■ SET EXERCISE: Set all the material down again unchanged, without the pictures.

# # # # #

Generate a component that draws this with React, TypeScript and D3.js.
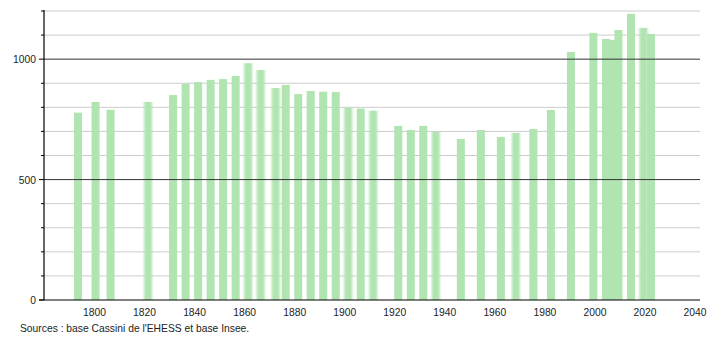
import React from "react";
import * as d3 from "d3";

const years = [1793, 1800, 1806, 1821, 1831, 1836, 1841, 1846, 1851, 1856, 1861, 1866, 1872, 1876, 1881, 1886, 1891, 1896, 1901, 1906, 1911, 1921, 1926, 1931, 1936, 1946, 1954, 1962, 1968, 1975, 1982, 1990, 1999, 2004, 2006, 2009, 2014, 2019, 2022];
const population = [778, 822, 790, 822, 851, 898, 905, 914, 918, 930, 983, 955, 880, 893, 855, 868, 865, 864, 799, 795, 786, 723, 706, 723, 699, 669, 706, 677, 694, 710, 789, 1030, 1109, 1084, 1080, 1121, 1188, 1130, 1105];
const softYears = [1821, 1861, 1866, 1872, 1901, 1911, 1936, 1968, 2019];
const xTicks = [1800, 1820, 1840, 1860, 1880, 1900, 1920, 1940, 1960, 1980, 2000, 2020, 2040];
const yMajor = [0, 500, 1000];
const yMinor = [100, 200, 300, 400, 600, 700, 800, 900, 1100, 1200];
const source = "Sources : base Cassini de l'EHESS et base Insee.";

export default function App() {
  const W = 710, H = 340;
  const left = 44, right = 700, top = 10, bottom = 300;
  const x = d3.scaleLinear().domain([1780, 2040]).range([45.5, 696]);
  const y = d3.scaleLinear().domain([0, 1200]).range([bottom, 11]);
  const barW = 8;
  const font = "'Liberation Sans', Arial, sans-serif";
  const fs = 10.3;
  return (
    <svg width={W} height={H} style={{ position: "absolute", left: 0, top: 0 }}>
      <defs>
        <filter id="soft" x="-50%" y="-5%" width="200%" height="110%">
          <feGaussianBlur stdDeviation="1.1 0.6" />
        </filter>
      </defs>
      <rect width={W} height={H} fill="#fff" />
      {yMinor.map((v) => (
        <g key={"mn" + v}>
          <line x1={left} x2={right} y1={y(v)} y2={y(v)} stroke="#cccccc" strokeWidth={1} />
          <line x1={left - 3} x2={left} y1={y(v)} y2={y(v)} stroke="#000" strokeWidth={1} />
        </g>
      ))}
      {years.map((yr, i) => (
        <rect
          key={yr}
          x={x(yr) - barW / 2}
          y={y(population[i])}
          width={barW}
          height={bottom - y(population[i])}
          fill="#b0e4b0"
          filter={softYears.includes(yr) ? "url(#soft)" : undefined}
        />
      ))}
      {yMajor.filter((v) => v > 0).map((v) => (
        <line key={"mj" + v} x1={left} x2={right} y1={y(v)} y2={y(v)} stroke="#333" strokeWidth={1} />
      ))}
      {yMajor.map((v) => (
        <g key={"lb" + v}>
          <line x1={left - 5} x2={left} y1={y(v)} y2={y(v)} stroke="#000" strokeWidth={1} />
          <text x={left - 8} y={y(v) + 4} textAnchor="end" fontFamily={font} fontSize={fs} fill="#222">
            {v}
          </text>
        </g>
      ))}
      <line x1={left} x2={left} y1={top} y2={bottom} stroke="#000" strokeWidth={1.2} />
      <line x1={left - 5} x2={right} y1={bottom} y2={bottom} stroke="#000" strokeWidth={1.2} />
      {xTicks.map((t) => (
        <text key={t} x={x(t) - 1} y={316} textAnchor="middle" fontFamily={font} fontSize={fs} fill="#222">
          {t}
        </text>
      ))}
      <text x={20} y={332} fontFamily={font} fontSize={fs} fill="#222">
        {source}
      </text>
    </svg>
  );
}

# # # # #

■ EXERCISE RESPONSE:
Generate a component that draws this with React, TypeScript and D3.js.
import React from "react";
import * as d3 from "d3";

const years = [1793, 1800, 1806, 1821, 1831, 1836, 1841, 1846, 1851, 1856, 1861, 1866, 1872, 1876, 1881, 1886, 1891, 1896, 1901, 1906, 1911, 1921, 1926, 1931, 1936, 1946, 1954, 1962, 1968, 1975, 1982, 1990, 1999, 2004, 2006, 2009, 2014, 2019, 2022];
const population = [778, 822, 790, 822, 851, 898, 905, 914, 918, 930, 983, 955, 880, 893, 855, 868, 865, 864, 799, 795, 786, 723, 706, 723, 699, 669, 706, 677, 694, 710, 789, 1030, 1109, 1084, 1080, 1121, 1188, 1130, 1105];
const softYears = [1821, 1861, 1866, 1872, 1901, 1911, 1936, 1968, 2019];
const xTicks = [1800, 1820, 1840, 1860, 1880, 1900, 1920, 1940, 1960, 1980, 2000, 2020, 2040];
const yMajor = [0, 500, 1000];
const yMinor = [100, 200, 300, 400, 600, 700, 800, 900, 1100, 1200];
const source = "Sources : base Cassini de l'EHESS et base Insee.";

export default function App() {
  const W = 710, H = 340;
  const left = 44, right = 700, top = 10, bottom = 300;
  const x = d3.scaleLinear().domain([1780, 2040]).range([45.5, 696]);
  const y = d3.scaleLinear().domain([0, 1200]).range([bottom, 11]);
  const barW = 8;
  const font = "'Liberation Sans', Arial, sans-serif";
  const fs = 10.3;
  return (
    <svg width={W} height={H} style={{ position: "absolute", left: 0, top: 0 }}>
      <defs>
        <filter id="soft" x="-50%" y="-5%" width="200%" height="110%">
          <feGaussianBlur stdDeviation="1.1 0.6" />
        </filter>
      </defs>
      <rect width={W} height={H} fill="#fff" />
      {yMinor.map((v) => (
        <g key={"mn" + v}>
          <line x1={left} x2={right} y1={y(v)} y2={y(v)} stroke="#cccccc" strokeWidth={1} />
          <line x1={left - 3} x2={left} y1={y(v)} y2={y(v)} stroke="#000" strokeWidth={1} />
        </g>
      ))}
      {years.map((yr, i) => (
        <rect
          key={yr}
          x={x(yr) - barW / 2}
          y={y(population[i])}
          width={barW}
          height={bottom - y(population[i])}
          fill="#b0e4b0"
          filter={softYears.includes(yr) ? "url(#soft)" : undefined}
        />
      ))}
      {yMajor.filter((v) => v > 0).map((v) => (
        <line key={"mj" + v} x1={left} x2={right} y1={y(v)} y2={y(v)} stroke="#333" strokeWidth={1} />
      ))}
      {yMajor.map((v) => (
        <g key={"lb" + v}>
          <line x1={left - 5} x2={left} y1={y(v)} y2={y(v)} stroke="#000" strokeWidth={1} />
          <text x={left - 8} y={y(v) + 4} textAnchor="end" fontFamily={font} fontSize={fs} fill="#222">
            {v}
          </text>
        </g>
      ))}
      <line x1={left} x2={left} y1={top} y2={bottom} stroke="#000" strokeWidth={1.2} />
      <line x1={left - 5} x2={right} y1={bottom} y2={bottom} stroke="#000" strokeWidth={1.2} />
      {xTicks.map((t) => (
        <text key={t} x={x(t) - 1} y={316} textAnchor="middle" fontFamily={font} fontSize={fs} fill="#222">
          {t}
        </text>
      ))}
      <text x={20} y={332} fontFamily={font} fontSize={fs} fill="#222">
        {source}
      </text>
    </svg>
  );
}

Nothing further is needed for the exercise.